A budget laptop that can be used as a primary device is usually found at the higher-end of the category and, in my opinion, should, as minimum, weigh less than 2KG, come with a full HD 13 inch or larger display, a capable quad core mobile class processor (e.g. Intel Celeron N3160, N3450 or Pentium N4200), 4GB RAM and 64 GB storage. Two devices, from established vendors, meet this criteria - the Asus Swift 1 and Asus Vivobook L403N. It is is possible to purchase an imported laptop from smaller and lesser known vendors - e.g. the Chuwi Lapbook 14.1 - but there is always a risk with after-sale support should any problems appear with the device.
The overall best option is the Asus L403N, in comparison to the Acer Swift 1 13.3, and below are some reasons:
- The Asus L403NA, even when not on sale, is priced at £330; on sale the price ranges from £279 - £300. The Acer Swift 1 13.3 is priced higher at £350.
- Asus advertises an 'up to 14 hours' for the Vivobook L403N but this an over-estimate (PC World list a more accurate 'up to 8 hours' estimate). From personal experience a better estimate would be closer to 7 - 8 hours. This lower estimate includes low brightness and running the device in battery saving mode. The Acer Switch 1, on the other hand, advertises an 'up to 10 hours' and this also is an over-estimate. I haven't used the Switch 1 but based on this review of the US version, expect closer to 6 - 7 hours (the US version is given the same estimate). Even with the over-estimation by both vendors, the Asus Vivobook has the better battery life.
- It needs mentioning that the Acer Swift 1 comes with an IPS display; in comparison the Asus L403N does not. Despite the IPS screen advantage, the L403N comes with a larger 14 inch screen and the extra screen estate makes a difference.
- The Asus L403N is bundled with a one year subscription of Office 365. The Acer Swift 1, based on its listing, is not.
- Overall, Asus produces superior hardware.

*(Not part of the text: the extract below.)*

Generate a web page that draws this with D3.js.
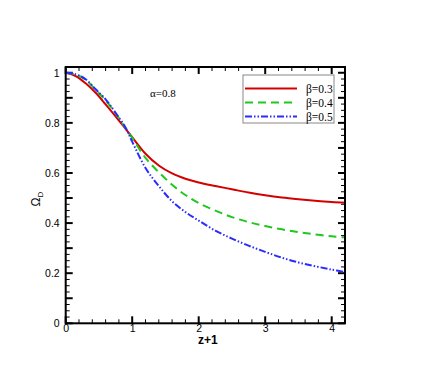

If a powerful desktop PC or laptop is the user's primary computing device then it makes sense to use a secondary device for on-the-go computing and the lightweight Lenovo 110S meets that purpose (I previously reviewed the previous generation). While the entry-level 110S comes with only 2GB RAM there are other unique advantages that includes a better quad core N3160 processor, a full year subscription of Office 365, acceptable 'up to 8 hours' battery life and an IPS screen (there are different models of the laptop and it seems not all come with the IPS display). At the moment, the 110S sells for £159 brand new on Amazon. Another issue to consider when purchasing an entry-level laptop is the ability to install a Linux distribution. This makes sense, with low-end hardware, as Linux distributions, in general, are less resource intensive in comparison to Windows 10. Lenovo laptops, in general, work well with the major Linux distributions. Acer, unfortunately, make it difficult to install Linux on their laptops and require a relatively good technical know-how to boot the device from the user's chosen distribution.